● **EXERCISE OBJECTIVE**: How many lines in the records below hold the string "this"? Answer with the number alone.
##### DATASET ENTRIES
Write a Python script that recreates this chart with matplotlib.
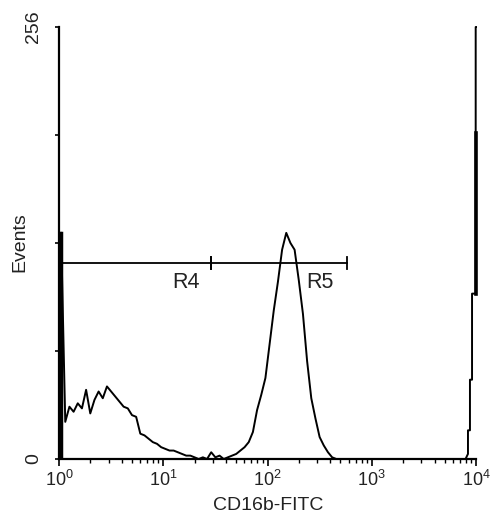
##########
##### DATASET ENTRIES
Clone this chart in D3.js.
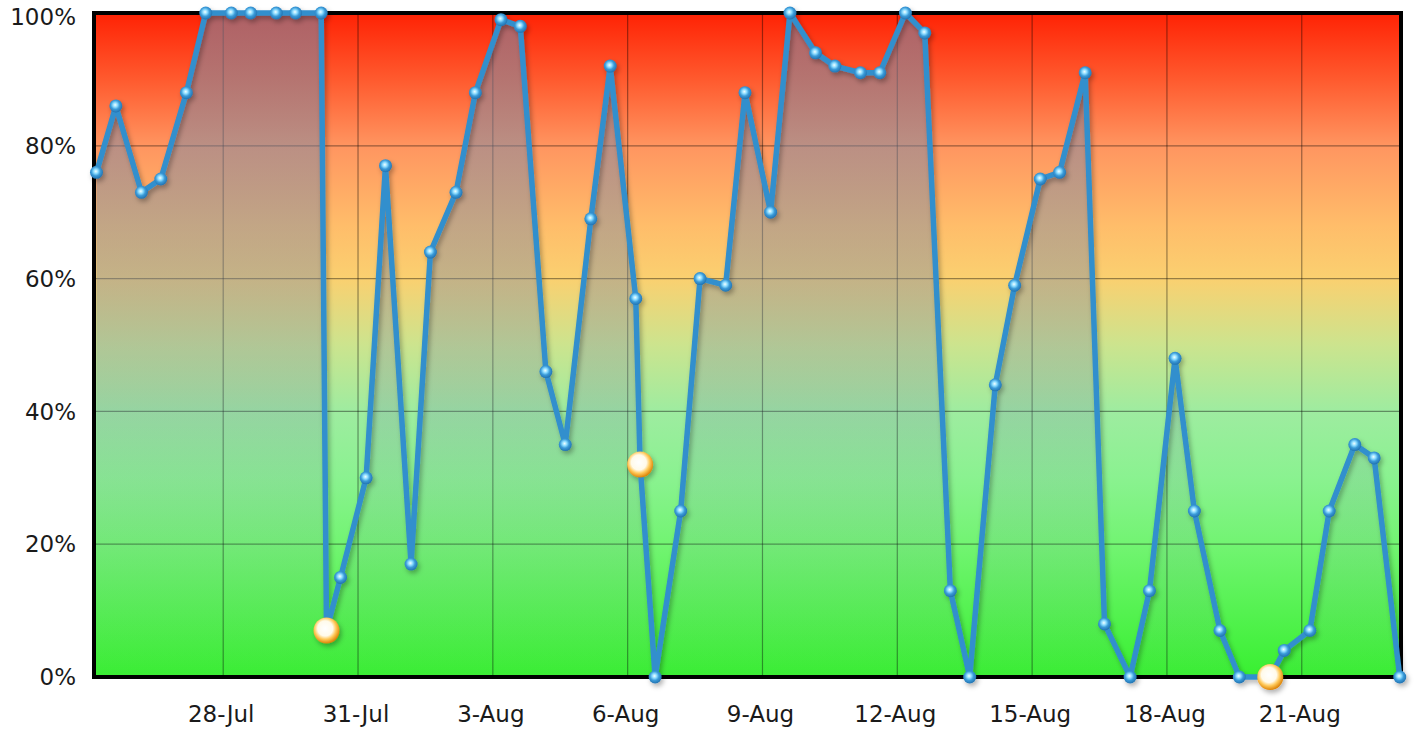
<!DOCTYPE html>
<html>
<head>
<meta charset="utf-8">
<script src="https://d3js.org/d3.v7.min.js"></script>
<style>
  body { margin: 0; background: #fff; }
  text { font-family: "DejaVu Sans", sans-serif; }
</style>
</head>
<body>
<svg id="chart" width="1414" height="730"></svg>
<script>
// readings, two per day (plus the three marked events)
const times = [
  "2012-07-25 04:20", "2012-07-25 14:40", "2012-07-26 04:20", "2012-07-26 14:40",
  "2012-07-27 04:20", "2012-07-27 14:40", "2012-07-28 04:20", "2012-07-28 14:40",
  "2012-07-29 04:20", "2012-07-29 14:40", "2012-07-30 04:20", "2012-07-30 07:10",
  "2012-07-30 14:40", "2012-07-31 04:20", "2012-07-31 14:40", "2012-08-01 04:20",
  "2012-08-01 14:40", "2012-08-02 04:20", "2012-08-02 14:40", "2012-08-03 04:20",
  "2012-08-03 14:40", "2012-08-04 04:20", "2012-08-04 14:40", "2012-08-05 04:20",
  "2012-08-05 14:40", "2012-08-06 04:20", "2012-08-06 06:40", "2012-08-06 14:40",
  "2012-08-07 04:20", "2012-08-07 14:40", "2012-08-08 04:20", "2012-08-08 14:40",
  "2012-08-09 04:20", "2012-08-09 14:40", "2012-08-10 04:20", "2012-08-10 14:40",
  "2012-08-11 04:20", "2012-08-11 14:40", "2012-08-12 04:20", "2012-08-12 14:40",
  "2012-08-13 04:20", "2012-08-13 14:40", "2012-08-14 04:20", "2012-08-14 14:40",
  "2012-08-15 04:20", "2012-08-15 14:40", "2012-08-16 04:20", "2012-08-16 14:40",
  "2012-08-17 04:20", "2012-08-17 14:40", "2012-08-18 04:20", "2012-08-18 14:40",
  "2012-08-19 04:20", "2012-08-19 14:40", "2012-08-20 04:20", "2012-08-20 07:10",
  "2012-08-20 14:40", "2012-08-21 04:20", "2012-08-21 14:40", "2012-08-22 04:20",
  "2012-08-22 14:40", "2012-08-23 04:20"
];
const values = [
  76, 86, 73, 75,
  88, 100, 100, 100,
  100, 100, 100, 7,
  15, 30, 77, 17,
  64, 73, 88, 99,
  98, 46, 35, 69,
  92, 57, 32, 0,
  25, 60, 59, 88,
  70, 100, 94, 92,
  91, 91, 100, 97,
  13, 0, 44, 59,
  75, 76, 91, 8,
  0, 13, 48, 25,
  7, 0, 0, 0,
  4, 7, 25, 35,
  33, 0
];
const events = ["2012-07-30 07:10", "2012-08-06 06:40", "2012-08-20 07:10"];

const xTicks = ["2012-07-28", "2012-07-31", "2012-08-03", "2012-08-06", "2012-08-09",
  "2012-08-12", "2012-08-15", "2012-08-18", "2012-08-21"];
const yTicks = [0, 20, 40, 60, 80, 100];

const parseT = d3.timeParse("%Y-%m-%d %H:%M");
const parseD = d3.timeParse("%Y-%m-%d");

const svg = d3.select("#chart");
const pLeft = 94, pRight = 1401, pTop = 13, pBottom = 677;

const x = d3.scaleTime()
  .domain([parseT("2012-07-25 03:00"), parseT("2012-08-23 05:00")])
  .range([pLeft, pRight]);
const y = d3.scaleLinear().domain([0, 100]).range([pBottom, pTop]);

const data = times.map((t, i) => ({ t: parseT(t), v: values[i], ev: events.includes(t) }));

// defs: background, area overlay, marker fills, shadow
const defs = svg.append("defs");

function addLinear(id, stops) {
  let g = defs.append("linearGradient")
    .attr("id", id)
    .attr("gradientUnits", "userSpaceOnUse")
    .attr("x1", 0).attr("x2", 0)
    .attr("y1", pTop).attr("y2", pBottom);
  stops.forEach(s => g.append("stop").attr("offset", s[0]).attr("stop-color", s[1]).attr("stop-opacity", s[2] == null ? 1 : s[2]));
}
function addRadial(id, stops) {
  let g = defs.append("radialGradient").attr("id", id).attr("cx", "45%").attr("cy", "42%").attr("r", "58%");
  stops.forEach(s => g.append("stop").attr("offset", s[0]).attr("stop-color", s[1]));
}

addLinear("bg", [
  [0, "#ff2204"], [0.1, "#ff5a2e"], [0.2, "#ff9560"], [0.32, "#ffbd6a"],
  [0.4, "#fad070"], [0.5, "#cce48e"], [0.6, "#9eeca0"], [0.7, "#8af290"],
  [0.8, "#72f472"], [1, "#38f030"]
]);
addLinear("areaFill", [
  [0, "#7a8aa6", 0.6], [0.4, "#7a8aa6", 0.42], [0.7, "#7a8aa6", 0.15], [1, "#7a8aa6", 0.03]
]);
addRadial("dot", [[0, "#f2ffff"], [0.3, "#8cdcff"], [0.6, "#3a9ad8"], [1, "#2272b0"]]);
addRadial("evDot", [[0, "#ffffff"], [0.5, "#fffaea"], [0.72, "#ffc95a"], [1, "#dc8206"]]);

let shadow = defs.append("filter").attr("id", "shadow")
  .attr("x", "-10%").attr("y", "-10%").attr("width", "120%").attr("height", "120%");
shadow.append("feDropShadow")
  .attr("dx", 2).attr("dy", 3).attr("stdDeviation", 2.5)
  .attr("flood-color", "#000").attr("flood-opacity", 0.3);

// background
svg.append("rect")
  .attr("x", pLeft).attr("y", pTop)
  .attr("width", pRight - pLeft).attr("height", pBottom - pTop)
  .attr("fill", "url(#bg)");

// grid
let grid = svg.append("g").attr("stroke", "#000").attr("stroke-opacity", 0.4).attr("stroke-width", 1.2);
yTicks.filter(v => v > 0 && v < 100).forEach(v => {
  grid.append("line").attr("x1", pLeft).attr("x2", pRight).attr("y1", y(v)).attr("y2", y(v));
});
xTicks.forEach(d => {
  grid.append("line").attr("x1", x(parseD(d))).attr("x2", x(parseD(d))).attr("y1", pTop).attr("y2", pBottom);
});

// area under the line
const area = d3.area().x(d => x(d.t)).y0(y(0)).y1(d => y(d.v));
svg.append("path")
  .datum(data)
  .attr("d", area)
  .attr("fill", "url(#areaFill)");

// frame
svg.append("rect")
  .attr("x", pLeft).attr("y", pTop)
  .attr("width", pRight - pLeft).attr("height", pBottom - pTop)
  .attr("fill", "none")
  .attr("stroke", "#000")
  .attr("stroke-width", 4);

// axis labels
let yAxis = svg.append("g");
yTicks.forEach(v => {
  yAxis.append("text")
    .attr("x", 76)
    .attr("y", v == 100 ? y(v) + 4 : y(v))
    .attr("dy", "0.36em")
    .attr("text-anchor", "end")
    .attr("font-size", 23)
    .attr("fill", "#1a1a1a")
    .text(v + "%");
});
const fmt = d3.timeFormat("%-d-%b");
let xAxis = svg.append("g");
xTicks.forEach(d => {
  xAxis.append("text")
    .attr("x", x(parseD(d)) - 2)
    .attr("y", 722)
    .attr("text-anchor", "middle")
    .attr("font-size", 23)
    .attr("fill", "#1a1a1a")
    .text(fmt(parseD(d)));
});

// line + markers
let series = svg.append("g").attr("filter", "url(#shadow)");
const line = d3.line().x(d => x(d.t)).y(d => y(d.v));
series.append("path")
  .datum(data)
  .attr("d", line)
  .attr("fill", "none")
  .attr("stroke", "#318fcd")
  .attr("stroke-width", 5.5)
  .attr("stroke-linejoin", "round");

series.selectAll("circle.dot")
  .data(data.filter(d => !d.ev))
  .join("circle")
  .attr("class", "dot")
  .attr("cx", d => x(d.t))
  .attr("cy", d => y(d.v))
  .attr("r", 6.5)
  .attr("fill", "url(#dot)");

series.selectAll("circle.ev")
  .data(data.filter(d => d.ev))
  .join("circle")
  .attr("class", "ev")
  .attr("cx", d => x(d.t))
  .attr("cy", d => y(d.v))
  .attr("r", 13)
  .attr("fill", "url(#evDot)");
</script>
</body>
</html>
##########
● **RESPONSE**: 2